Another Example Of Why Scandals Seem To Work In Favor Of Sandalous Scoundrels: Big Business Wins Again

A Fine That Fits the Crime

In our country, if a big business with high-mucky-muck connections and enough capital flowing through its greedy fingers involves itself in scandalous ripoffs of "the little people" they can get away with it is the agree to toss a few meager coins to the powers that be... and of course, after the lawyers get their piece of the pie, and the courts get their fees, and the bottom line is calculated, it all amounts to the general public, the customer/consumer and the process of justice getting a royal screwing... without a kiss, reach-around or even a thank you.

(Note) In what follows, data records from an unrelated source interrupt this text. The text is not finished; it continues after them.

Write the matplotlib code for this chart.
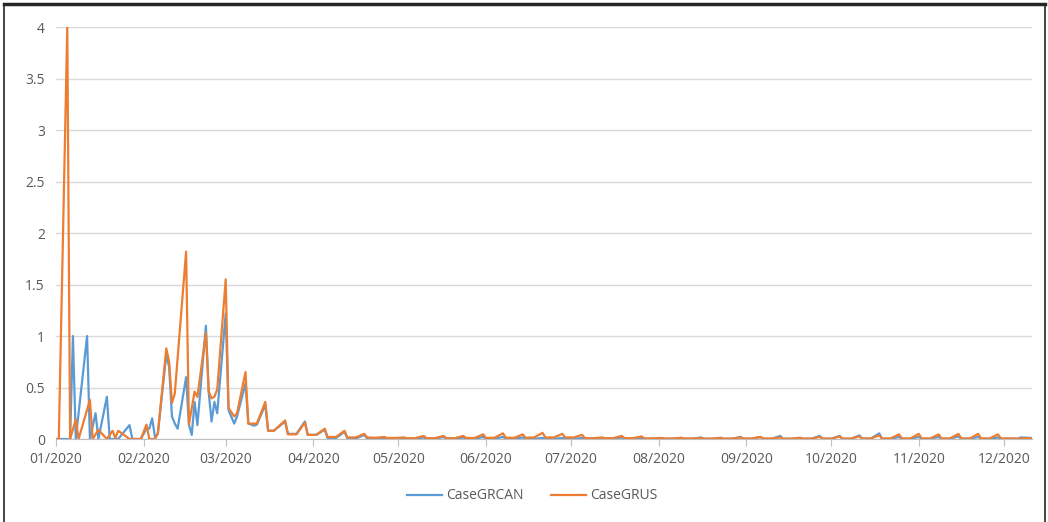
import numpy as np
import pandas as pd
import matplotlib
matplotlib.use("Agg")
import matplotlib.pyplot as plt
import matplotlib.dates as mdates
from matplotlib.ticker import FuncFormatter, MultipleLocator
from matplotlib.lines import Line2D

start = pd.Timestamp("2020-01-01")

# days since 2020-01-01 and growth rate, CaseGRCAN
can_days = [0, 5, 6, 7, 11, 12, 14, 15, 18, 19, 22, 26, 27, 30, 32, 33, 34, 35, 36,
            39, 40, 41, 42, 43, 46, 47, 48, 49, 50, 53, 54, 55, 56, 57, 60, 61, 63, 64,
            67, 68, 70, 71, 74, 75, 77, 81, 82, 85, 88, 89, 92, 95, 96, 99, 102, 103,
            106, 109, 110, 113, 116, 117, 120, 123, 124, 127, 130, 131, 134, 137, 138,
            141, 144, 145, 148, 151, 152, 155, 158, 159, 162, 165, 166, 169, 172, 173,
            176, 179, 180, 183, 186, 187, 190, 193, 194, 197, 200, 201, 204, 207, 208,
            211, 214, 215, 218, 221, 222, 225, 228, 229, 232, 235, 236, 239, 242, 243,
            246, 249, 250, 253, 256, 257, 260, 263, 264, 267, 270, 271, 274, 277, 278,
            281, 284, 285, 288, 291, 292, 295, 298, 299, 302, 305, 306, 309, 312, 313,
            316, 319, 320, 323, 326, 327, 330, 333, 334, 340, 341, 345]
can_vals = [0, 0, 1.0, 0, 1.0, 0, 0.25, 0, 0.41, 0, 0, 0.135, 0, 0, 0.1, 0.1, 0.2, 0.02, 0.05,
            0.82, 0.70, 0.22, 0.15, 0.10, 0.60, 0.14, 0.04, 0.36, 0.135, 1.10, 0.45, 0.17, 0.36, 0.25, 1.22, 0.28, 0.15, 0.22,
            0.54, 0.15, 0.13, 0.14, 0.33, 0.08, 0.08, 0.17, 0.05, 0.05, 0.17, 0.04, 0.04, 0.09, 0.01, 0.01, 0.07, 0.005,
            0.005, 0.04, 0.005, 0.003, 0.01, 0.002, 0.002, 0.01, 0.002, 0.002, 0.015, 0.002, 0.002, 0.02, 0.002,
            0.002, 0.015, 0.002, 0.002, 0.02, 0.002, 0.002, 0.02, 0.002, 0.002, 0.015, 0.002, 0.002, 0.01, 0.002,
            0.002, 0.01, 0.002, 0.002, 0.01, 0.002, 0.002, 0.01, 0.002, 0.002, 0.015, 0.002, 0.002, 0.01, 0.002,
            0.002, 0.01, 0.002, 0.002, 0.01, 0.002, 0.002, 0.015, 0.002, 0.002, 0.01, 0.002, 0.002, 0.02, 0.002,
            0.002, 0.02, 0.002, 0.002, 0.03, 0.002, 0.002, 0.01, 0.002, 0.002, 0.03, 0.002, 0.002, 0.03, 0.002,
            0.002, 0.035, 0.003, 0.003, 0.055, 0.003, 0.003, 0.02, 0.003, 0.003, 0.02, 0.003, 0.003, 0.02, 0.003,
            0.003, 0.025, 0.003, 0.003, 0.02, 0.003, 0.003, 0.015, 0.003, 0.003, 0.015, 0.01]

# days since 2020-01-01 and growth rate, CaseGRUS
us_days = [0, 1, 4, 5, 7, 8, 12, 13, 15, 18, 20, 21, 22, 26, 30, 32, 33, 35, 36,
           39, 40, 41, 42, 46, 47, 49, 50, 53, 54, 55, 56, 57, 60, 61, 63, 64,
           67, 68, 71, 74, 75, 77, 81, 82, 85, 88, 89, 92, 95, 96, 99, 102, 103,
           106, 109, 110, 113, 116, 117, 120, 123, 124, 127, 130, 131, 134, 137, 138,
           141, 144, 145, 148, 151, 152, 155, 158, 159, 162, 165, 166, 169, 172, 173,
           176, 179, 180, 183, 186, 187, 190, 193, 194, 197, 200, 201, 204, 207, 208,
           211, 214, 215, 218, 221, 222, 225, 228, 229, 232, 235, 236, 239, 242, 243,
           246, 249, 250, 253, 256, 257, 260, 263, 264, 267, 270, 271, 274, 277, 278,
           281, 284, 285, 288, 291, 292, 295, 298, 299, 302, 305, 306, 309, 312, 313,
           316, 319, 320, 323, 326, 327, 330, 333, 334, 340, 345]
us_vals = [0, 0, 4.0, 0, 0.19, 0, 0.38, 0, 0.09, 0, 0.08, 0.01, 0.08, 0, 0, 0.14, 0, 0, 0.05,
           0.88, 0.75, 0.35, 0.44, 1.82, 0.14, 0.46, 0.41, 1.03, 0.46, 0.395, 0.41, 0.48, 1.55, 0.30, 0.22, 0.25,
           0.65, 0.15, 0.15, 0.36, 0.08, 0.08, 0.18, 0.045, 0.045, 0.16, 0.04, 0.04, 0.10, 0.02, 0.02, 0.08, 0.015,
           0.015, 0.05, 0.015, 0.012, 0.02, 0.01, 0.01, 0.015, 0.008, 0.008, 0.03, 0.008, 0.008, 0.03, 0.008,
           0.008, 0.03, 0.01, 0.01, 0.045, 0.01, 0.012, 0.055, 0.012, 0.012, 0.045, 0.012, 0.015, 0.06, 0.015,
           0.015, 0.05, 0.015, 0.015, 0.04, 0.008, 0.008, 0.015, 0.008, 0.008, 0.03, 0.008, 0.008, 0.025, 0.006,
           0.006, 0.01, 0.005, 0.005, 0.012, 0.005, 0.005, 0.01, 0.004, 0.004, 0.012, 0.004, 0.004, 0.015, 0.005,
           0.005, 0.02, 0.005, 0.005, 0.015, 0.003, 0.003, 0.012, 0.004, 0.004, 0.02, 0.004, 0.004, 0.025, 0.004,
           0.004, 0.025, 0.005, 0.005, 0.035, 0.005, 0.005, 0.045, 0.005, 0.005, 0.05, 0.005, 0.005, 0.045, 0.005,
           0.005, 0.05, 0.005, 0.005, 0.05, 0.005, 0.005, 0.045, 0.005, 0.005, 0.008]

can_dates = start + pd.to_timedelta(can_days, unit="D")
us_dates = start + pd.to_timedelta(us_days, unit="D")

plt.rcParams['font.family'] = ['Open Sans', 'DejaVu Sans']

fig = plt.figure(figsize=(10.48, 5.22), dpi=100)
ax = fig.add_axes([0.0534, 0.159, 0.9313, 0.789])

ax.plot(can_dates, can_vals, color="#5B9BD5", lw=1.6, label="CaseGRCAN")
ax.plot(us_dates, us_vals, color="#ED7D31", lw=1.6, label="CaseGRUS")

ax.set_ylim(0, 4)
ax.set_xlim(start, start + pd.Timedelta(days=345))
ax.yaxis.set_major_locator(MultipleLocator(0.5))
ax.yaxis.set_major_formatter(FuncFormatter(lambda v, p: "%g" % v))
ax.xaxis.set_major_locator(mdates.MonthLocator())
ax.xaxis.set_major_formatter(mdates.DateFormatter("%m/%Y"))

ax.grid(axis="y", color="#d9d9d9", lw=1)
ax.set_axisbelow(True)
for s in ["top", "right", "left"]:
    ax.spines[s].set_visible(False)
ax.spines["bottom"].set_color("#bfbfbf")
ax.tick_params(axis="y", length=0, pad=8, labelsize=10, labelcolor="#595959")
ax.tick_params(axis="x", length=5, color="#bfbfbf", pad=4, labelsize=10, labelcolor="#595959")

leg = fig.legend(loc="center", bbox_to_anchor=(0.508, 0.05), ncol=2, frameon=False,
                 fontsize=10, handlelength=2.5, columnspacing=2.0, handletextpad=0.3)
for t in leg.get_texts():
    t.set_color("#595959")

# outer frame
fig.add_artist(Line2D([0.004, 0.997], [0.992, 0.992], color="#262626", lw=2.5, transform=fig.transFigure))
fig.add_artist(Line2D([0.004, 0.004], [0.0, 0.992], color="#262626", lw=1.2, transform=fig.transFigure))
fig.add_artist(Line2D([0.997, 0.997], [0.0, 0.992], color="#262626", lw=1.2, transform=fig.transFigure))

fig.savefig("out.png", dpi=100)
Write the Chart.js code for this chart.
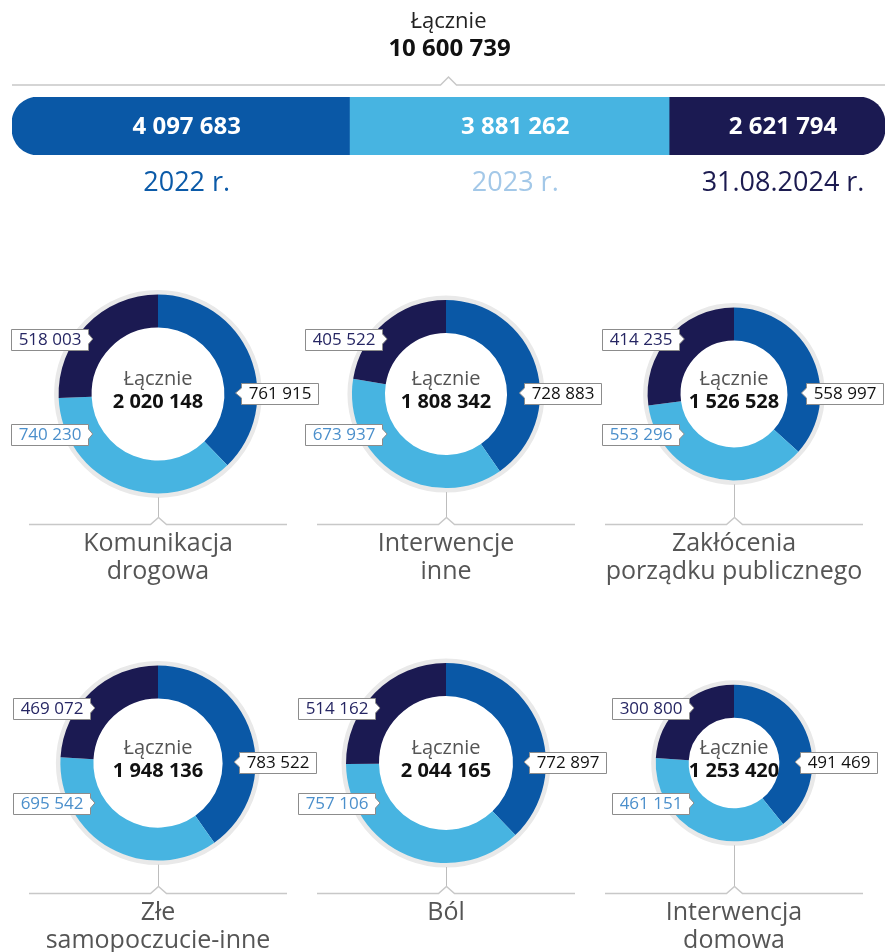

THE mutual fund scandals, which exploded with a thunderclap of attention in September 2003, are winding down. You might even say they are over. The more or less final act came earlier this month, when Bear Stearns agreed to a settlement with the Securities and Exchange Commission under which it would pay $250 million to investors for its alleged fund-related transgressions.

If one represents "yelling at customers" and 10 is "stealing their money," what Bear Stearns did was a solid six on the scale of Wall Street improprieties. Professional traders, mostly at hedge funds, had engaged in rapid-fire trading of otherwise innocent-looking mutual funds. This seesaw damaged the funds' net asset values and thus the IRA's and 401(k)'s of small investors. By some accounts, traders had been doing that kind of thing for many years, until regulators and, particularly, Eliot Spitzer, the New York State attorney general, nabbed them.

Through it all, regulators have relied mainly, though not exclusively, on monetary sanctions. Bear Stearns's wasn't even the largest — Bank of America holds the record at $675 million.

But while these large "fines," as they are usually called in the news media, are reassuring, it's arguable at best whether they mean very much to the companies being penalized. Just as the hedge fund giant Long-Term Capital Management was too big to fail in 1998, when it was bailed out to keep from torpedoing the entire financial system, the biggest Wall Street firms are simply too large to be effectively punished. At least, not by the kind of sanctions meted out to Bear Stearns.

To begin with, Bear Stearns did not pay a "fine." The company will pay $250 million in "disgorgements and penalties." The penalty part was just $90 million. The other $160 million consisted of restitution, with interest, of profits gained by abetting the illicit trading from 1999 to 2003. As is typical in S.E.C. settlements, Bear Stearns agreed to pay all this money without admitting or denying the allegations.

Whatever you call it, the simple fact is that a firm the size of Bear Stearns can easily afford to pay that kind of money.

Sure, the $250 million comprises nearly half of the company's net income for the first quarter. But keep in mind that this is not "income" in the sense of the word used by most people. The corporate term of art describes (broadly speaking) revenue in excess of expenses — what most people would call "money tucked away for a rainy day." If you had committed a crime and as punishment you had to give up half of what you would normally put in a savings or retirement account over a three-month period — well, would you complain? I certainly wouldn't. I'd sign a settlement like that, particularly if I didn't have to say I did anything wrong.

When compared to what most people would define as "income," the penalty shrinks to a hair under one-fifteenth (one-14.6th, to be exact) of Bear Stearns's gross revenue of $3.6 billion during the first quarter. For most households struggling to make ends meet on $100,000 a year, a fine of one-14.6th of three months' pay would come to about $1,712. That's about, oh, maybe 15 unpaid New York City parking tickets?

The penalty has the same unimpressive quality when compared to Bear Stearns's total wealth. The company's shareholders' equity is just shy of $11.2 billion. Divided into that sum, the $250 million shrinks way down to one-44.7th of the total. Now really, if you were caught doing something allegedly illegal, and had a net worth of, say, $200,000, would you object to a fine of about $4,500?

To be fair, I should point out that Bear Stearns did more than just agree to pay some money that it didn't admit owing from all the things it didn't admit doing. The firm also agreed, among other things, to hire a consultant to ensure that all the stuff it didn't admit doing never happens again.